The test data and training data are handled sequentially in like fashion. The subject data, the measurement data, and the activity data are retrieved from three separate files easily identified by subject, x, and y prefixes respectively in each of the test and train subdirectories. Appropriate column names are applied at this time. Next the columns of interest (mean and std related cols) are identified as keepcols so that the data portion can be pulled together. The subject, activity, and selected measurements are bound together columnwise to form each portion of the final dataset. The cbind function was used in particular to avoid potential problems with the merge function reordering the data.

Once the test and train data are separately processed, an intermediate tidy dataset is formed by using rbind to join these two sets row-wise into a single dataframe with all of the relevant data for the selected set of variables.

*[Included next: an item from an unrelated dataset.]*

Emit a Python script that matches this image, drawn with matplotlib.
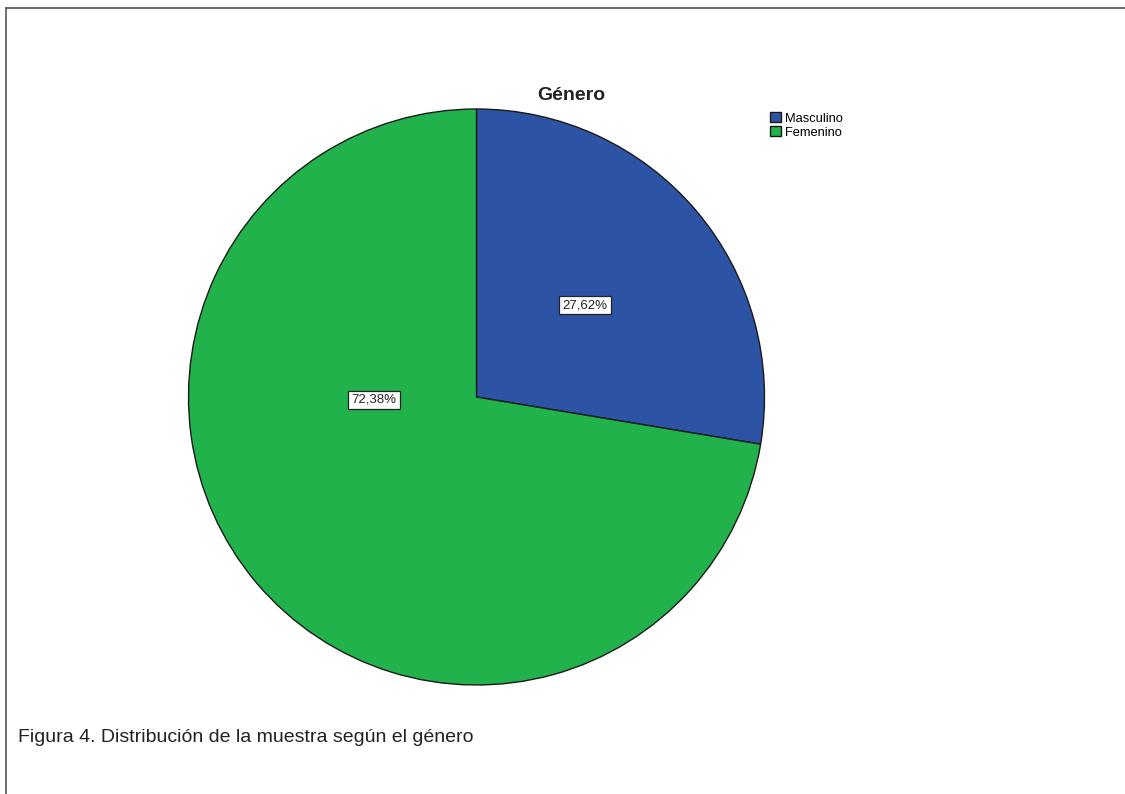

Finally, dplyr functionality is used to group the data by subject and activity before calculating the mean of each variable across these groups. The result is recorded to the file "tidyoutput.txt" using the R write.table() function with parameter "row.name = FALSE" as specified to prevent any row names from appearing in the output file.

References

Davide Anguita, Alessandro Ghio, Luca Oneto, Xavier Parra and Jorge L. Reyes-Ortiz. A Public Domain Dataset for Human Activity Recognition Using Smartphones. 21th European Symposium on Artificial Neural Networks, Computational Intelligence and Machine Learning, ESANN 2013. Bruges, Belgium 24-26 April 2013.

UCI Machine Learning Repository; Human Activity Recognition Using Smartphones Data Set
http://archive.ics.uci.edu/ml/datasets/Human+Activity+Recognition+Using+Smartphones#